Wednesday, December 16, 2009

The nonexistent cultural critique of Obama in music

As I've asked before, where are the artists in the age of Obama? Is all we are left with a shambles of half-ass celebrity musicians at this point? On Washington Post's poll of most influential band/musicians of the 2000s, their list rightfully included Radiohead, The White Stripes and Kanye West. But they included Taylor Swift and one or two other marginally talented but largely vacuous acts.

So this Washington Post discussion with Chris Richards and Dave Malitz piqued my interest, The Best of the Decade in Music. I asked the following about the best of the decade that contained some low lights for music's power to inspire dissent and cultural/political/social scrutiny. Chris responded. (By the way, in these chats, I never use Washington. I say I'm from Des Moines usually. Today was Bal'mor.)

Baltimore, Md.: In one end-of-the-year review, someone commented that The Strokes' first album title pretty much summed up the decade: Is This It.

The 2000s seemed pretty lackluster to me.
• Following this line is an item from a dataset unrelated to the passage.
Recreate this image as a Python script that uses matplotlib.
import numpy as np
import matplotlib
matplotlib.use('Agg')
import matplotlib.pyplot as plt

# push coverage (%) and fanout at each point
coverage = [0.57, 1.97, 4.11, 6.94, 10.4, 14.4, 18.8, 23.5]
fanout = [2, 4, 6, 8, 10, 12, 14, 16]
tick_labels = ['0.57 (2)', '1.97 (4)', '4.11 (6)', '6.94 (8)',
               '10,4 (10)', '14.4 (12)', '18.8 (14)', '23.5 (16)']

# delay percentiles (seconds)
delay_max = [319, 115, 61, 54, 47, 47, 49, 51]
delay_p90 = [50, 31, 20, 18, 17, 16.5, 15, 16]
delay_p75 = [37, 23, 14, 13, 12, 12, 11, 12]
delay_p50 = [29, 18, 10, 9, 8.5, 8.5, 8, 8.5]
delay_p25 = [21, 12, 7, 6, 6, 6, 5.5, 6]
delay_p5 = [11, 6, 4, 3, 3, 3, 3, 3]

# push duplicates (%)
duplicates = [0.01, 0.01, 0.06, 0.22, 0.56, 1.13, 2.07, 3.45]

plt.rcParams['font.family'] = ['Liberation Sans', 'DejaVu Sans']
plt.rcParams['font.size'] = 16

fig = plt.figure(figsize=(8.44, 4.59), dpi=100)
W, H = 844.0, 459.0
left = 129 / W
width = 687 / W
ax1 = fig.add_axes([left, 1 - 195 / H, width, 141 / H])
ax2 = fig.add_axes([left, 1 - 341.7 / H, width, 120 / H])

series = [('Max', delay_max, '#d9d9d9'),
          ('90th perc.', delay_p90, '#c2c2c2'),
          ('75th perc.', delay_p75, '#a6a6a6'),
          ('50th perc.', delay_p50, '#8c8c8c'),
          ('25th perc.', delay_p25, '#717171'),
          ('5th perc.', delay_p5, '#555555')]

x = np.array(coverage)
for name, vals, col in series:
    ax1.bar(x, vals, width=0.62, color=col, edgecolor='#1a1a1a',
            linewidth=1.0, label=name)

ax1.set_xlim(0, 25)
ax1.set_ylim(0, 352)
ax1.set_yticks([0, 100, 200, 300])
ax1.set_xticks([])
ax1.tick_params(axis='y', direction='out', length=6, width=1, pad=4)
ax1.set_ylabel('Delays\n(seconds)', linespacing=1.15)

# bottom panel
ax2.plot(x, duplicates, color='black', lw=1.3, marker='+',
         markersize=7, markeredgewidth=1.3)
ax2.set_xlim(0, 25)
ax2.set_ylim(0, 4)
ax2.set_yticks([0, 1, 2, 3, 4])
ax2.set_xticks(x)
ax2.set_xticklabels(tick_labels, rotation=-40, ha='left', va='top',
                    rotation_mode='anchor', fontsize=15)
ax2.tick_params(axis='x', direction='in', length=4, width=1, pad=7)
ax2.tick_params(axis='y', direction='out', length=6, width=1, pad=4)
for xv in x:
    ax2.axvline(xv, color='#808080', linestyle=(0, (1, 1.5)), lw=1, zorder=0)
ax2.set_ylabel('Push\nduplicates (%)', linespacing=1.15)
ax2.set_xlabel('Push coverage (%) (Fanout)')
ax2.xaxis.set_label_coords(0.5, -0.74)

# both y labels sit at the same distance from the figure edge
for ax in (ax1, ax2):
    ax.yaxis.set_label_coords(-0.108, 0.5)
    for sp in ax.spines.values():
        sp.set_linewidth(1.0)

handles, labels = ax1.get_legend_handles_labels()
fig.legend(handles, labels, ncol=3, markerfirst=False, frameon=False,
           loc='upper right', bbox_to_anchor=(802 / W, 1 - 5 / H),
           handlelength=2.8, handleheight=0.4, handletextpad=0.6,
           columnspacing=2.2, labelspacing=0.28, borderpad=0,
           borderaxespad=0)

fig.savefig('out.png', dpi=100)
But the more fractured the music scene becomes, the harder it is to pinpoint what was influential and, really, what the consensus is on anything in music.

Focusing on rock only, I'd throw The White Stripes, The Strokes, Modest Mouse, The Flaming Lips and Radiohead into the mix of most impactful. Veterans like Sleater-Kinney and Sonic Youth continued a steady buzzsaw through rock music (and younger peers). S-K was particularly important in that One Beat was a crisp commentary on the state of America, especially in light of 9/11 and the Iraq war. Where were all the other voices pushing against the Bush administration? It was left to, what, Bruce Springsteen, Pearl Jam and Green Day? Among others. Those bands are fine and all, but not exactly the youthful voice of dissent? And now the question that seems to be long overdue in getting at least an initial answer is what the Obama era will sound like. Any "hope and change" feel-good moments are long gone. Where's the pushback to simply more rampant corporatism, escalated war, an ultimate letdown on health care and largely continuing Bush's egregious record on government secrecy and civil liberties? Or what about is impact on hip-hop? Who will be the first artist in that world to say, 'Where's the follow up?' Where's our cultural response to Obama? Is America in too much of a haze to care? Where are the artists?

Chris Richards: Our time is running out, but this is a thoughtful question we wanted to share.

Very quick response: I think there was a lot of political music in the 00s (just in hip-hop I'm thinking of Lil Wayne's Katrina response "Georgia Bush" and Young Jeezy's response to Obama's candidacy "My President Is Black"), but not enough.

By and large, I think a desire for escapism really dominated American culture.


I don't know Richards, but I largely agree with him. Well, it's unclear if he actually thinks there was a lot of "political music" in the decade or not. But I agree with the escapism. That's spot on, I think. (And yes, I like to be called thoughtful.)

The point is, we are pretty deep in the Obama era -- almost a year just as president and 3 or 4 years as a political phenom -- and I can't really identify one prod at Obama and what he's done as president in music. Are there bands singing about a hard economy? The gripping paralysis of our increasingly economic-unbalanced society? The thirst for imperialism? Militarism? Civil liberty snatching? Torture advocacy? Rampant corporatism? The forgotten swaths of America? Are black artists, hip-hop and otherwise, seeing where Black America is going under the first black president -- largely nowhere they weren't before I'd boldly say? Is anyone calling attention to the morally-deluded pack of whores we call leaders? I'm sure bands are out there, but I'm not hearing it. Maybe I should look harder. I hope I'm not looking hard enough, but I'm not sure.